◆ Objective
Include the line containing "V_LVe = [63.8, 65.5, 68.6, 71.8, 75.3]" and all lines before it, repeated exactly from the listing below, without pictures.

◆ Dataset records

## START

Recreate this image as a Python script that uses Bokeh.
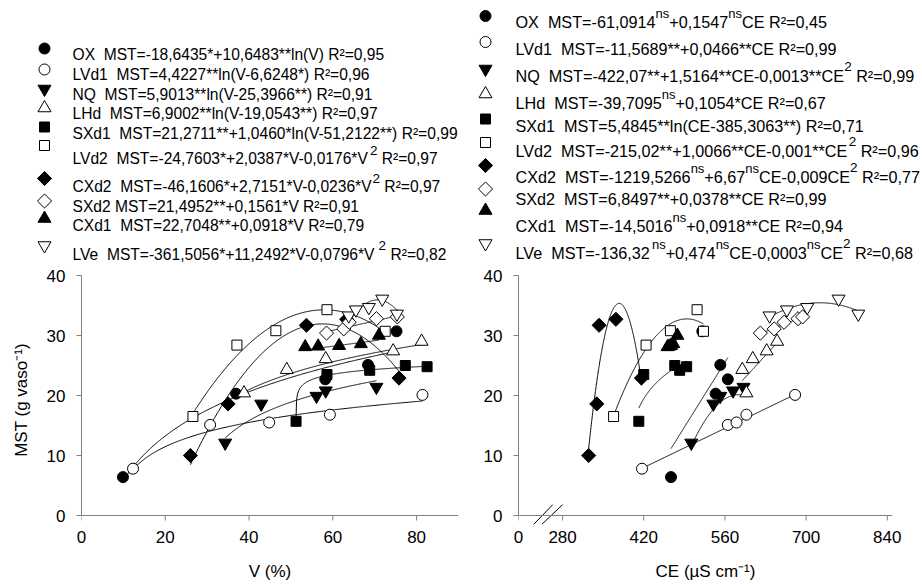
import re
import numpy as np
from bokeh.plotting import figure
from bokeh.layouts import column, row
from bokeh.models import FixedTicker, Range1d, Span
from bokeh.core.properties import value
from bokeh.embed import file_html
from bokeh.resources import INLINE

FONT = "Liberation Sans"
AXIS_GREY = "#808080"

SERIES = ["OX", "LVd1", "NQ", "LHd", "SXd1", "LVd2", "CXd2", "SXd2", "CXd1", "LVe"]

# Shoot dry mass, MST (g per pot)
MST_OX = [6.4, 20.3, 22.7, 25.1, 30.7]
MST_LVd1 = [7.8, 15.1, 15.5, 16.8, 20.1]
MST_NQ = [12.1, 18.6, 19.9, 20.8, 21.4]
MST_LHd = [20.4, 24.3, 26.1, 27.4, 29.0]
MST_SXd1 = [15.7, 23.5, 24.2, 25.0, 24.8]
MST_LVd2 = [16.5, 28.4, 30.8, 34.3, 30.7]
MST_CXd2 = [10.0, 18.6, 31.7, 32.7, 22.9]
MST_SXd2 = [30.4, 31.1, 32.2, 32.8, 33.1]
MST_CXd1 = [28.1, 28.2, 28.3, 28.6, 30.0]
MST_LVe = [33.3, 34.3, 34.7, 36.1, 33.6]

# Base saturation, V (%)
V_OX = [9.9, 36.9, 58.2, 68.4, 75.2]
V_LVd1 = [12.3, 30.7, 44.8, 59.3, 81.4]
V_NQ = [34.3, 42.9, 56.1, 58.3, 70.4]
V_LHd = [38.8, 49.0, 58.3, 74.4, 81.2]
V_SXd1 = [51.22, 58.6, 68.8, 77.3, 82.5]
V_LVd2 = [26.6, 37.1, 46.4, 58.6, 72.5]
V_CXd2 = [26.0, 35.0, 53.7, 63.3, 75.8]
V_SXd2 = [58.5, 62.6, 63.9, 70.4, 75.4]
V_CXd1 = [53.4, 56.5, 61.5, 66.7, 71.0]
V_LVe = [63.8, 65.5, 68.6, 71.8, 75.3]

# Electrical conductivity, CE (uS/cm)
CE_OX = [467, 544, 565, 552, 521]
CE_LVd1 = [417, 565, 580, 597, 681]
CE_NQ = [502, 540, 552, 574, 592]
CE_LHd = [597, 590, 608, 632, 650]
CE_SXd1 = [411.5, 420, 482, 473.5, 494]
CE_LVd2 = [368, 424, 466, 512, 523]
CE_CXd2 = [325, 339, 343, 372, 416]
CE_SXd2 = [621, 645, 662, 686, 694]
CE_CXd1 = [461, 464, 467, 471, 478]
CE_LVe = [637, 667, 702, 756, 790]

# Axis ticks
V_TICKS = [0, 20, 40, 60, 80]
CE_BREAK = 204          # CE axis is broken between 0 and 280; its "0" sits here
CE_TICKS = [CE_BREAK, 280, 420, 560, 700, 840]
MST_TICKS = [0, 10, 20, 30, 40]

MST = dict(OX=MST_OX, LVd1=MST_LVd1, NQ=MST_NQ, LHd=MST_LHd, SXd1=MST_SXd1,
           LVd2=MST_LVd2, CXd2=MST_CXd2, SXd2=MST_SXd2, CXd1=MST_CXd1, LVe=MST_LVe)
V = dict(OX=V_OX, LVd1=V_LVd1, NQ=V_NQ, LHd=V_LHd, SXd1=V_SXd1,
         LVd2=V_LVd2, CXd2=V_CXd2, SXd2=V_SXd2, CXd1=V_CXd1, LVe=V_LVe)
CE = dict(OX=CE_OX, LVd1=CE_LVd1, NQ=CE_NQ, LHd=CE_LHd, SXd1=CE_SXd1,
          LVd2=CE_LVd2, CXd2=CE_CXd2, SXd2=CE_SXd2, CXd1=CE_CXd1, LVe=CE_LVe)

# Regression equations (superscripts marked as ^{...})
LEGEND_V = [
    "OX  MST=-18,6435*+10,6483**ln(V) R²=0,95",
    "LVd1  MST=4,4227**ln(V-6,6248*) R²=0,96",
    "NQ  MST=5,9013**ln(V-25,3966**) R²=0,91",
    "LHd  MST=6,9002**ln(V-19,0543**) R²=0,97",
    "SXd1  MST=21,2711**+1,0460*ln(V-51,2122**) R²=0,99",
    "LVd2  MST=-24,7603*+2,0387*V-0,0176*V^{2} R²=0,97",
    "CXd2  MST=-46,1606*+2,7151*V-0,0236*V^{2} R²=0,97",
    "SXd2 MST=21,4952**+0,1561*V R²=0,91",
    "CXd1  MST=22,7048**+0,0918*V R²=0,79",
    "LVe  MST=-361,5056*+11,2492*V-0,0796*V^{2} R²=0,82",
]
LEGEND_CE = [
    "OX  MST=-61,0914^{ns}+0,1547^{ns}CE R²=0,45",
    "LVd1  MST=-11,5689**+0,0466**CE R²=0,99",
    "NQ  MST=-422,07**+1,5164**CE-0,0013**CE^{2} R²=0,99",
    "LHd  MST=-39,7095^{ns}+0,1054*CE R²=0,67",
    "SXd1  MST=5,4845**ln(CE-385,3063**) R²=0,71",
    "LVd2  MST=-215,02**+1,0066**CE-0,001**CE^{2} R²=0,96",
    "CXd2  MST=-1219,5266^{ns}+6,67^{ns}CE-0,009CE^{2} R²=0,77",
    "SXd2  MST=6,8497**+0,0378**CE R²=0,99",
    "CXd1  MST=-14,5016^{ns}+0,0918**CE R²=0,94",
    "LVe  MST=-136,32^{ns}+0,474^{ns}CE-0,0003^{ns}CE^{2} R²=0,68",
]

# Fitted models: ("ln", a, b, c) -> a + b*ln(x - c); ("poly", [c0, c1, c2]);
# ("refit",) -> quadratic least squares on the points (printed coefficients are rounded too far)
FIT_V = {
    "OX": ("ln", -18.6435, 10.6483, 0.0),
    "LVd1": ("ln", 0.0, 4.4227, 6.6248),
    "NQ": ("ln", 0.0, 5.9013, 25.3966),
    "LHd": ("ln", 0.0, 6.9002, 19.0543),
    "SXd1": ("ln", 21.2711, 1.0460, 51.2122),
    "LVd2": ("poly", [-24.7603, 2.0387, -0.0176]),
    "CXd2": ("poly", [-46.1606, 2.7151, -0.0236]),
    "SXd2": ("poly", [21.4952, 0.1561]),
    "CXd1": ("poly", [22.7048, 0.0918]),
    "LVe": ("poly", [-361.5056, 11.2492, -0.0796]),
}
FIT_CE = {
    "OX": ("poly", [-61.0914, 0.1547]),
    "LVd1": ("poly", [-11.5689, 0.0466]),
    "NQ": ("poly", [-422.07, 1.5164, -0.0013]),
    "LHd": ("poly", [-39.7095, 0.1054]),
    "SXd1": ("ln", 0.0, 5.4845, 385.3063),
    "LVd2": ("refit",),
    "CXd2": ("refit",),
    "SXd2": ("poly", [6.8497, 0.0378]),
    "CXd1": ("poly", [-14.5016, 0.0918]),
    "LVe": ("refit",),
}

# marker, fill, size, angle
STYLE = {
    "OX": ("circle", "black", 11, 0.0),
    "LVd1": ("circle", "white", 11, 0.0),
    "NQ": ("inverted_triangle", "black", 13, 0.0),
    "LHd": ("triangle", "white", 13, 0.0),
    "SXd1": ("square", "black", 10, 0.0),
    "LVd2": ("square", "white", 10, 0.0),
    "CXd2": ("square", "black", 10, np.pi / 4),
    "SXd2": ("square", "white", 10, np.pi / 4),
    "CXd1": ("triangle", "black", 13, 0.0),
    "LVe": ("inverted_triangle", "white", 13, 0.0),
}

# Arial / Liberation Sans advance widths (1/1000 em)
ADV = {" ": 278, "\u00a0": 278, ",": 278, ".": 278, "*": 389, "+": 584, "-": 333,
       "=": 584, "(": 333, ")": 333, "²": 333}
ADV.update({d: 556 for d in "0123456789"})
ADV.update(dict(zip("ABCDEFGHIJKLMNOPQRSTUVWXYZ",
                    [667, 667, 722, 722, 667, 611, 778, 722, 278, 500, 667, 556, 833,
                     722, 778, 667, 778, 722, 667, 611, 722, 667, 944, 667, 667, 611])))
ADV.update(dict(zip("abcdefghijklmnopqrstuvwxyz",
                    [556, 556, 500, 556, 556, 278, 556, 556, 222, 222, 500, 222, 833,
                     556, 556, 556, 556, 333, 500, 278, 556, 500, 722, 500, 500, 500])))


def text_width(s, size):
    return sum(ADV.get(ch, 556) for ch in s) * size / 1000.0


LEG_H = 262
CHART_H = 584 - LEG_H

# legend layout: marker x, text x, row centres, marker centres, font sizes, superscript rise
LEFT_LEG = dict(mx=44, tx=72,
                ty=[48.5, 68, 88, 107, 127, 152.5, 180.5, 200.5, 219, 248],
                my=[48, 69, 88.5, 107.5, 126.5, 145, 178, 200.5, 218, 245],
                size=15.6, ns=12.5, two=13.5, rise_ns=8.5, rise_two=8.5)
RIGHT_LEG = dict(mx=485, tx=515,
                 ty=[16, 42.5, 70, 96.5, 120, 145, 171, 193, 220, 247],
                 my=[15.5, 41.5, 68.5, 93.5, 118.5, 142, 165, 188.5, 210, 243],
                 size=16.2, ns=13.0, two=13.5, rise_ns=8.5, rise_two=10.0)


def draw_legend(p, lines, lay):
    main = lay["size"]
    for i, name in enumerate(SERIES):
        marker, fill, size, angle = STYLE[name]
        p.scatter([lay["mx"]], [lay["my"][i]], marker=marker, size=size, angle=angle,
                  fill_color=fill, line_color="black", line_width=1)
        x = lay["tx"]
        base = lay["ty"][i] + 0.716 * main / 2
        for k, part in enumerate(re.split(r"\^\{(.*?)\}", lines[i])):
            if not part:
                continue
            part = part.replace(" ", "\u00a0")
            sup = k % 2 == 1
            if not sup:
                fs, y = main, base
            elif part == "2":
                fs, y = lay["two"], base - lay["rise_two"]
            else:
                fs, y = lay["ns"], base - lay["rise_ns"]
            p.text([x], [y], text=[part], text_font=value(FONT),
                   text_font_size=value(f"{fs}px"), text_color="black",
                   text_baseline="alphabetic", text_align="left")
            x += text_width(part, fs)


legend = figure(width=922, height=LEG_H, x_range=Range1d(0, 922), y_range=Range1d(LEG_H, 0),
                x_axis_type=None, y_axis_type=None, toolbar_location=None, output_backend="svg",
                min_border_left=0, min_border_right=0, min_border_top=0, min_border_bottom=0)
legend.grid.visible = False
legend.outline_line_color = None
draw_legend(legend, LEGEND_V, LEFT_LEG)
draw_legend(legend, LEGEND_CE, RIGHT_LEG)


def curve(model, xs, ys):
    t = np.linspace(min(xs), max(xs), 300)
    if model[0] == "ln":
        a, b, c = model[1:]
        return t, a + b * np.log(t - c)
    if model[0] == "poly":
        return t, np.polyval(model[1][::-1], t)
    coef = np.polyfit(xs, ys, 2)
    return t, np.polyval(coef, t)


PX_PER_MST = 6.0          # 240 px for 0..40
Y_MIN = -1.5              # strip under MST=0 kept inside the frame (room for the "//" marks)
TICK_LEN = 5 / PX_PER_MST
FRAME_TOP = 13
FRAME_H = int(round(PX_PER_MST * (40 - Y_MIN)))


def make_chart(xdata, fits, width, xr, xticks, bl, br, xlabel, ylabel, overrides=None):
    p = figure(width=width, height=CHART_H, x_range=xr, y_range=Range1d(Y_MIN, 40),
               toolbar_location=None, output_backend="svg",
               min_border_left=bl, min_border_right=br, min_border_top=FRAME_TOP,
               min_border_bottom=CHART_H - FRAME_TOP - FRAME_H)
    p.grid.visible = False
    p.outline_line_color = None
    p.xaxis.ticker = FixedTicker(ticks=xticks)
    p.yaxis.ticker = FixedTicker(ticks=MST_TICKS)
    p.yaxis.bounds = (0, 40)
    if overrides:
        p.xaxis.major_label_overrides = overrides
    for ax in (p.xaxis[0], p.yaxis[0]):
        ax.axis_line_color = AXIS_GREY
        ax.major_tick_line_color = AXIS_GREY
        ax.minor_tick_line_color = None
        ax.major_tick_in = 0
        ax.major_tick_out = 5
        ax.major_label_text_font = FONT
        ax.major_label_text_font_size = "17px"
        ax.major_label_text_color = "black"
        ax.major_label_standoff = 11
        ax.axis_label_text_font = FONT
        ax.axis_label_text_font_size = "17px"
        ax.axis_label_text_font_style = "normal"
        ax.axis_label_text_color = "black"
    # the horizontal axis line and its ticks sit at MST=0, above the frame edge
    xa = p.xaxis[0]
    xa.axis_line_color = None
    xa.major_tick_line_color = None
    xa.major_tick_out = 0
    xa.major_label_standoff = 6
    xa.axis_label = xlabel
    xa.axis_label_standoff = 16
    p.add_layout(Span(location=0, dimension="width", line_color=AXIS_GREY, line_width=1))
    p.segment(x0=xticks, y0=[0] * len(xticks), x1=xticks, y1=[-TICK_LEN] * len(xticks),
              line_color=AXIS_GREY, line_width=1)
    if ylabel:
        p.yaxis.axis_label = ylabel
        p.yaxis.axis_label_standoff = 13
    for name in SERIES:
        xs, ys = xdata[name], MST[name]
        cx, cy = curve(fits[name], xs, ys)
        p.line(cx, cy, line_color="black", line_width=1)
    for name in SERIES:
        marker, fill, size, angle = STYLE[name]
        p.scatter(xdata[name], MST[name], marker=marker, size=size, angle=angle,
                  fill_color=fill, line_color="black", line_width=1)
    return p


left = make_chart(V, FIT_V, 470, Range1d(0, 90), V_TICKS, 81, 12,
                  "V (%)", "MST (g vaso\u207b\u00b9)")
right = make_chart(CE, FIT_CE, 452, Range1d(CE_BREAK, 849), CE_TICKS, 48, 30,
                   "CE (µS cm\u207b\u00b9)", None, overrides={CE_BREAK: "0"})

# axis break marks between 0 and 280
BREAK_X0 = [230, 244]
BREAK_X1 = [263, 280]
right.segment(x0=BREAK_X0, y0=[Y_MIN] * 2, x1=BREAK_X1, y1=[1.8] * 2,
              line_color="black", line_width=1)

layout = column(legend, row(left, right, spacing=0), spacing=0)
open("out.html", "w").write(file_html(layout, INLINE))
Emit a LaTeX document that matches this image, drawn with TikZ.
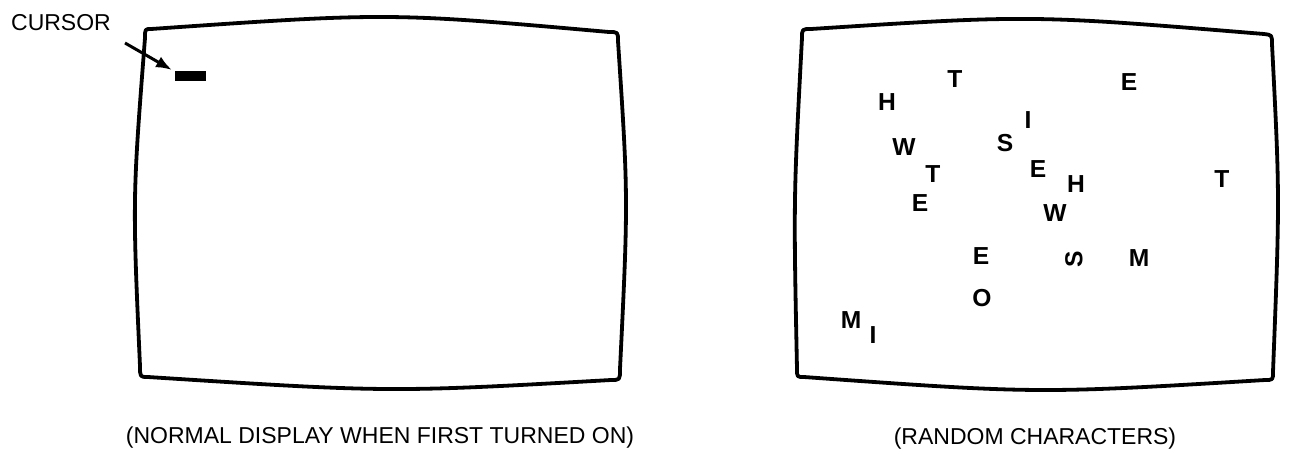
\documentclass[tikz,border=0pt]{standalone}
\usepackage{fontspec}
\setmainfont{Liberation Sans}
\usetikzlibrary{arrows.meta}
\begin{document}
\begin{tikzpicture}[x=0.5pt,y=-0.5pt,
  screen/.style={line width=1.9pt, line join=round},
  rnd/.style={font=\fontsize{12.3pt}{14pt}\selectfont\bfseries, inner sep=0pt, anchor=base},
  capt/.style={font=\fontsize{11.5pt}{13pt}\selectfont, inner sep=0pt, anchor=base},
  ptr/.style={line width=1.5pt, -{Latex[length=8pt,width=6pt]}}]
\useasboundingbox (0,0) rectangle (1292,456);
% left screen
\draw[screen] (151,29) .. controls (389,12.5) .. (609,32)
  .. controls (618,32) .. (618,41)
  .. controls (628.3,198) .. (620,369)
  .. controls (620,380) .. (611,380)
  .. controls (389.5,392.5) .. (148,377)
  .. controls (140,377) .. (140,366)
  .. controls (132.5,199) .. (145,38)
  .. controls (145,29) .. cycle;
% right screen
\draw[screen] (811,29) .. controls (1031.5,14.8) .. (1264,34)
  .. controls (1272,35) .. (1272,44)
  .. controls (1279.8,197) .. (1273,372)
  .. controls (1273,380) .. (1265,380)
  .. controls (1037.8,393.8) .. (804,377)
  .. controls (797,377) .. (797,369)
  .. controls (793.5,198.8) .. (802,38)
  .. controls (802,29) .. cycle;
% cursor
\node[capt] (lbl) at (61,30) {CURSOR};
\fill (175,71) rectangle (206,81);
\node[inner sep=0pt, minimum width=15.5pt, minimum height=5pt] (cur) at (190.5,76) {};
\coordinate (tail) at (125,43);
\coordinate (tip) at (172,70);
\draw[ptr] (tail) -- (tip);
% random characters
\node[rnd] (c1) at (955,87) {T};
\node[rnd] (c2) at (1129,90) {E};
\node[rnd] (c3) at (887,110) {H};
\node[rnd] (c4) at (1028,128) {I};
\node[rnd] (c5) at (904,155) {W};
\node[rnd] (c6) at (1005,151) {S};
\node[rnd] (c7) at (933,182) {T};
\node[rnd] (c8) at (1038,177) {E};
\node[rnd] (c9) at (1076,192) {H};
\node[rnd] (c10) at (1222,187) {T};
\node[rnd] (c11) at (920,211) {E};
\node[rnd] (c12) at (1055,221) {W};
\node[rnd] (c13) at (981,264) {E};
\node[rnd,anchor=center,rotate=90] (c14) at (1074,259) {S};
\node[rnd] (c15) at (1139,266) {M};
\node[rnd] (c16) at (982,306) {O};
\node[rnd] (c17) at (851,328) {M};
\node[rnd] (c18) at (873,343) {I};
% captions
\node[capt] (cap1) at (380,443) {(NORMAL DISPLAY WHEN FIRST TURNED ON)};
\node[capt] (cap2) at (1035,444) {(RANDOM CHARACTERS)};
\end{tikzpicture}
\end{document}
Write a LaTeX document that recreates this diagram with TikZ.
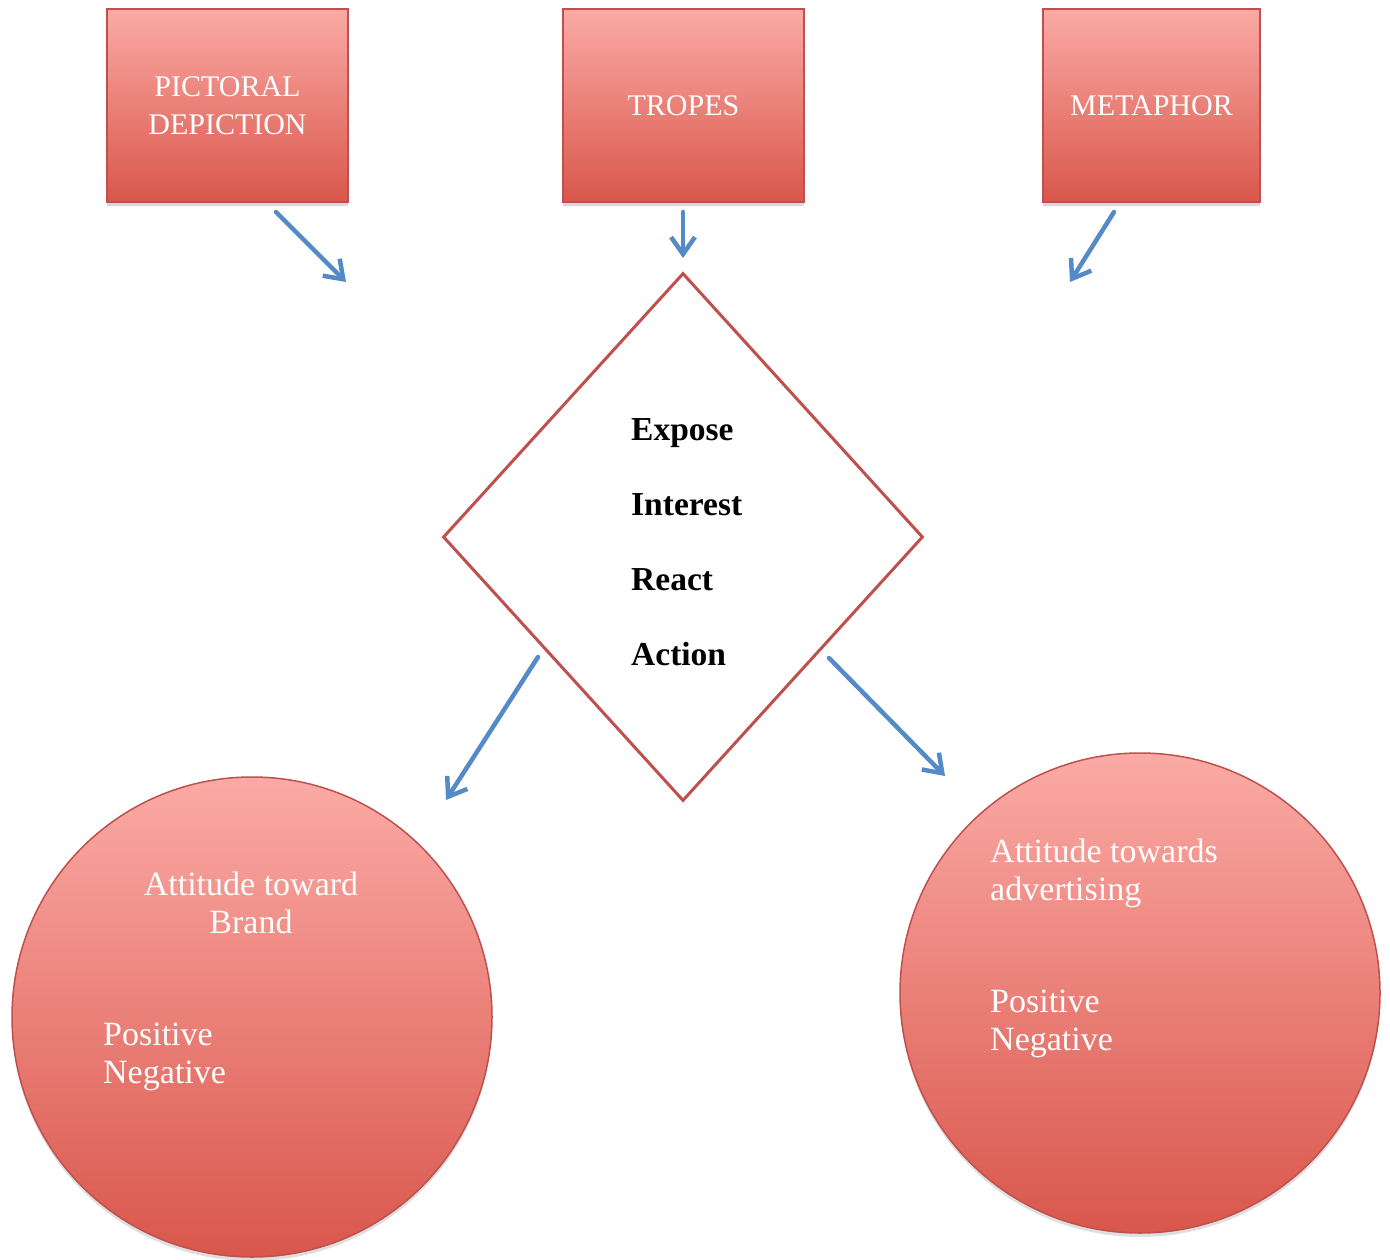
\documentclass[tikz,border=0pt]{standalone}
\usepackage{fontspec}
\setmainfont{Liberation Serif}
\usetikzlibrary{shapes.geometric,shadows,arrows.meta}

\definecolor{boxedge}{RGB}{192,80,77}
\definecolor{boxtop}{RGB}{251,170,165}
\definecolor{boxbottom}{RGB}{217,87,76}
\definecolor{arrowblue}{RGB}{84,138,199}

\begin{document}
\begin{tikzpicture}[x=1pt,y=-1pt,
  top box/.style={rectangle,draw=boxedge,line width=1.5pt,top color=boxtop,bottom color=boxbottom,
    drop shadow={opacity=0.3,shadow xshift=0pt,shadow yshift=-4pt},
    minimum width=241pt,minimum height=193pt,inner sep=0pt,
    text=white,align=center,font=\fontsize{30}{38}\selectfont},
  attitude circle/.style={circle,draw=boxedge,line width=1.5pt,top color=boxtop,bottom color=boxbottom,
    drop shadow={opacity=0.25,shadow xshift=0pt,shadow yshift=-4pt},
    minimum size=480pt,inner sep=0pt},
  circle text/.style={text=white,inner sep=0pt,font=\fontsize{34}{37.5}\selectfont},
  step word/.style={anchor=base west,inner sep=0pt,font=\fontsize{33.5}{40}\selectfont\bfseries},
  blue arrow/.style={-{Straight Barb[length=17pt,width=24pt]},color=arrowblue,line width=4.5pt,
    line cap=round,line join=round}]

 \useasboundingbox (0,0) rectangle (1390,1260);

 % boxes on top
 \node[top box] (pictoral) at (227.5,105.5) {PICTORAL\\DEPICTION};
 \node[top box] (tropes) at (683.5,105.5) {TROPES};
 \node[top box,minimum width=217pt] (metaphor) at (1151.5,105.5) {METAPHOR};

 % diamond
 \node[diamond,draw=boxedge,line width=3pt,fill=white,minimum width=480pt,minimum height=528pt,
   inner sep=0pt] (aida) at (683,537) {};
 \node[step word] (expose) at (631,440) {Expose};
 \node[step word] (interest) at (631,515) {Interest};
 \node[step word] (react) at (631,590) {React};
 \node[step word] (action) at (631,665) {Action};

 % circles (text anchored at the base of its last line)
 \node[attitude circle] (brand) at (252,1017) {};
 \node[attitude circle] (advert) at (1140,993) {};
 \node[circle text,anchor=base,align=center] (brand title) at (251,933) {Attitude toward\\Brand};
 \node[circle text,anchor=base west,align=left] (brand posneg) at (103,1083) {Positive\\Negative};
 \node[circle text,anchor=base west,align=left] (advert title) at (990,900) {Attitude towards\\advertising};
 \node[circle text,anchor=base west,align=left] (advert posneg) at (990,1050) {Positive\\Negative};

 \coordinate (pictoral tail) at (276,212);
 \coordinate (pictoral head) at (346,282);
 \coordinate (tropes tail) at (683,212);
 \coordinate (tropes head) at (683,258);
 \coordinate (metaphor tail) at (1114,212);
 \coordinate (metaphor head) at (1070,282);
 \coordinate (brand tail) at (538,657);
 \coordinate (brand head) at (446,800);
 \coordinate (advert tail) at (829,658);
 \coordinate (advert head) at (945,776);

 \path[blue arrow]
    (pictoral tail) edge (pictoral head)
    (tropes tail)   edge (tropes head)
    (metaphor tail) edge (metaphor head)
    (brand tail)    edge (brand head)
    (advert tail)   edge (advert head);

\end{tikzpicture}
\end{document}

## END

◆ Expected output
Recreate this image as a Python script that uses Bokeh.
import re
import numpy as np
from bokeh.plotting import figure
from bokeh.layouts import column, row
from bokeh.models import FixedTicker, Range1d, Span
from bokeh.core.properties import value
from bokeh.embed import file_html
from bokeh.resources import INLINE

FONT = "Liberation Sans"
AXIS_GREY = "#808080"

SERIES = ["OX", "LVd1", "NQ", "LHd", "SXd1", "LVd2", "CXd2", "SXd2", "CXd1", "LVe"]

# Shoot dry mass, MST (g per pot)
MST_OX = [6.4, 20.3, 22.7, 25.1, 30.7]
MST_LVd1 = [7.8, 15.1, 15.5, 16.8, 20.1]
MST_NQ = [12.1, 18.6, 19.9, 20.8, 21.4]
MST_LHd = [20.4, 24.3, 26.1, 27.4, 29.0]
MST_SXd1 = [15.7, 23.5, 24.2, 25.0, 24.8]
MST_LVd2 = [16.5, 28.4, 30.8, 34.3, 30.7]
MST_CXd2 = [10.0, 18.6, 31.7, 32.7, 22.9]
MST_SXd2 = [30.4, 31.1, 32.2, 32.8, 33.1]
MST_CXd1 = [28.1, 28.2, 28.3, 28.6, 30.0]
MST_LVe = [33.3, 34.3, 34.7, 36.1, 33.6]

# Base saturation, V (%)
V_OX = [9.9, 36.9, 58.2, 68.4, 75.2]
V_LVd1 = [12.3, 30.7, 44.8, 59.3, 81.4]
V_NQ = [34.3, 42.9, 56.1, 58.3, 70.4]
V_LHd = [38.8, 49.0, 58.3, 74.4, 81.2]
V_SXd1 = [51.22, 58.6, 68.8, 77.3, 82.5]
V_LVd2 = [26.6, 37.1, 46.4, 58.6, 72.5]
V_CXd2 = [26.0, 35.0, 53.7, 63.3, 75.8]
V_SXd2 = [58.5, 62.6, 63.9, 70.4, 75.4]
V_CXd1 = [53.4, 56.5, 61.5, 66.7, 71.0]
V_LVe = [63.8, 65.5, 68.6, 71.8, 75.3]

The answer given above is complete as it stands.